::: DATA :::
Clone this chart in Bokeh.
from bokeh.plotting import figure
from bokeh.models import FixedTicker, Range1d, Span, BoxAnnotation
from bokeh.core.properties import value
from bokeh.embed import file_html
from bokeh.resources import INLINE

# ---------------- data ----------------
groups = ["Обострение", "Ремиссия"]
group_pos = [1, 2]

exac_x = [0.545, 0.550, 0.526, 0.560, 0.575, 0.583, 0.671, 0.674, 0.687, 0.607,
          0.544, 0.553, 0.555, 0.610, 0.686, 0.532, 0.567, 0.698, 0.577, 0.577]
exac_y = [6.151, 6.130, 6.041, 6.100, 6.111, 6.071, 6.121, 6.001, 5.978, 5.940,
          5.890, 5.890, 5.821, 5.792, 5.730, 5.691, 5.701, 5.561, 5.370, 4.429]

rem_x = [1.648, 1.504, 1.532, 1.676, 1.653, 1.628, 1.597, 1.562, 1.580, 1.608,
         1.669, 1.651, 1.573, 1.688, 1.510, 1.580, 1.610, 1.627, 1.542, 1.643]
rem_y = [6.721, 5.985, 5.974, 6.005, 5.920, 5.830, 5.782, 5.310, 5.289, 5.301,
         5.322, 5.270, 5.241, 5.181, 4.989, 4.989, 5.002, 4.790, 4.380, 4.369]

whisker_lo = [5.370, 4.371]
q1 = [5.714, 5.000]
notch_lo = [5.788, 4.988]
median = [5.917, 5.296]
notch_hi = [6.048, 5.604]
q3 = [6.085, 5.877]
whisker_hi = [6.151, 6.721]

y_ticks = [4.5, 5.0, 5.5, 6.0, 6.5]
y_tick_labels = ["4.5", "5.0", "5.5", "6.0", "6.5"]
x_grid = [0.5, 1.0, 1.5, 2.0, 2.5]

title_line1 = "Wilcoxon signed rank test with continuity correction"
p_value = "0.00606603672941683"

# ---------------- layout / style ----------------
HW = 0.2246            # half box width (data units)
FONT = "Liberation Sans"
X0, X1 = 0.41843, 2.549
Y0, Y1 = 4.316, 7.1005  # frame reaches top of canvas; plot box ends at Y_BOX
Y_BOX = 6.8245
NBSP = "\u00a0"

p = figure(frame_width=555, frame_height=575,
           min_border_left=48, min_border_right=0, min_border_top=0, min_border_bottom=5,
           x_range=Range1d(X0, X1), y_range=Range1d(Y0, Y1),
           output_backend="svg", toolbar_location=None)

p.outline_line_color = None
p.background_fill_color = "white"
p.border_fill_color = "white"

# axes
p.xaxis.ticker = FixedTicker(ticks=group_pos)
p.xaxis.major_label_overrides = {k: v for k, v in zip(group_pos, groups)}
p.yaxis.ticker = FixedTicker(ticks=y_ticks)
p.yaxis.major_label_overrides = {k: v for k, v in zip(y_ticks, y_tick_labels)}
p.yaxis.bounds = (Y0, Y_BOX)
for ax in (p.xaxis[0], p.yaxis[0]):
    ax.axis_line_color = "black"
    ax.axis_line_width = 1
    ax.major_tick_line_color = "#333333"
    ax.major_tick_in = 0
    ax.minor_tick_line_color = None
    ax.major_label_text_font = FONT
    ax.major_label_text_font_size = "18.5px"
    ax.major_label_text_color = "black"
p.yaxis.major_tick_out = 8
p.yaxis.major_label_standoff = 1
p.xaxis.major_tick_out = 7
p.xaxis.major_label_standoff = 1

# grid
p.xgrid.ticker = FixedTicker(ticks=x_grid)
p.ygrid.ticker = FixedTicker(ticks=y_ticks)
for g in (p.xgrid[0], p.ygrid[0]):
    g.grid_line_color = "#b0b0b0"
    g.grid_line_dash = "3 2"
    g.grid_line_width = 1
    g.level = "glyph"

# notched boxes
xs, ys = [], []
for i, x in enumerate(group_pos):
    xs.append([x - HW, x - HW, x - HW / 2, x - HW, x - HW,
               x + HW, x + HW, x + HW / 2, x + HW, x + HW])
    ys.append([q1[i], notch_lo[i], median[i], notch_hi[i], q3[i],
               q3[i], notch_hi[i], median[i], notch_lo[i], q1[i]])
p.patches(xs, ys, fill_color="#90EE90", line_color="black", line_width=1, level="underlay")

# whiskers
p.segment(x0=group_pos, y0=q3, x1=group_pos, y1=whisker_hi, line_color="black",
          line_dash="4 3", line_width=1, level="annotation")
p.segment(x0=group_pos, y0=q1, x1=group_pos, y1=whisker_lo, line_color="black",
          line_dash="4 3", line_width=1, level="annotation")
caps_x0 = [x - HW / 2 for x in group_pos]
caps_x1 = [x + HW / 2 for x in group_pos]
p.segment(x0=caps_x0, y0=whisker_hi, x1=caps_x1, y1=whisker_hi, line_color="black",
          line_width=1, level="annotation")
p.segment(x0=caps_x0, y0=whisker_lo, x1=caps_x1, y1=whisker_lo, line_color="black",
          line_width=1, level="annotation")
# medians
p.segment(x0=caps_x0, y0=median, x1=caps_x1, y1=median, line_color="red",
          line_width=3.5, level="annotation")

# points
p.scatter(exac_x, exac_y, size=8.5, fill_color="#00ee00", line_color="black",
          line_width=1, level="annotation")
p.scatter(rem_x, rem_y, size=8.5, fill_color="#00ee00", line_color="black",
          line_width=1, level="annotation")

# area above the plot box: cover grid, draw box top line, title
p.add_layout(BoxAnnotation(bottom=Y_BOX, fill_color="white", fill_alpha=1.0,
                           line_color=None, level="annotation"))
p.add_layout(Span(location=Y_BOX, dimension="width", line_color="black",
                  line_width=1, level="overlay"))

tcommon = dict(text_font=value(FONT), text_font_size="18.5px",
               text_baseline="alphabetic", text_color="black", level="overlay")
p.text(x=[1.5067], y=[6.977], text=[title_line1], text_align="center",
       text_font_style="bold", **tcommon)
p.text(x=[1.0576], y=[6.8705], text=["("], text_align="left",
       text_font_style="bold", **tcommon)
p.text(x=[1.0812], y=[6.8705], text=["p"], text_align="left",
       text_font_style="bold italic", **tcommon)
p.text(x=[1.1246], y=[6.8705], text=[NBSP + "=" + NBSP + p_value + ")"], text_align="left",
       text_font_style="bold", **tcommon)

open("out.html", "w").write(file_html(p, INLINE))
:::
> DIRECTION
Return nothing but the lines from the start of the listing above through the line containing "group_pos = [1, 2]", exactly as given.

> OUTPUT BELOW
Clone this chart in Bokeh.
from bokeh.plotting import figure
from bokeh.models import FixedTicker, Range1d, Span, BoxAnnotation
from bokeh.core.properties import value
from bokeh.embed import file_html
from bokeh.resources import INLINE

# ---------------- data ----------------
groups = ["Обострение", "Ремиссия"]
group_pos = [1, 2]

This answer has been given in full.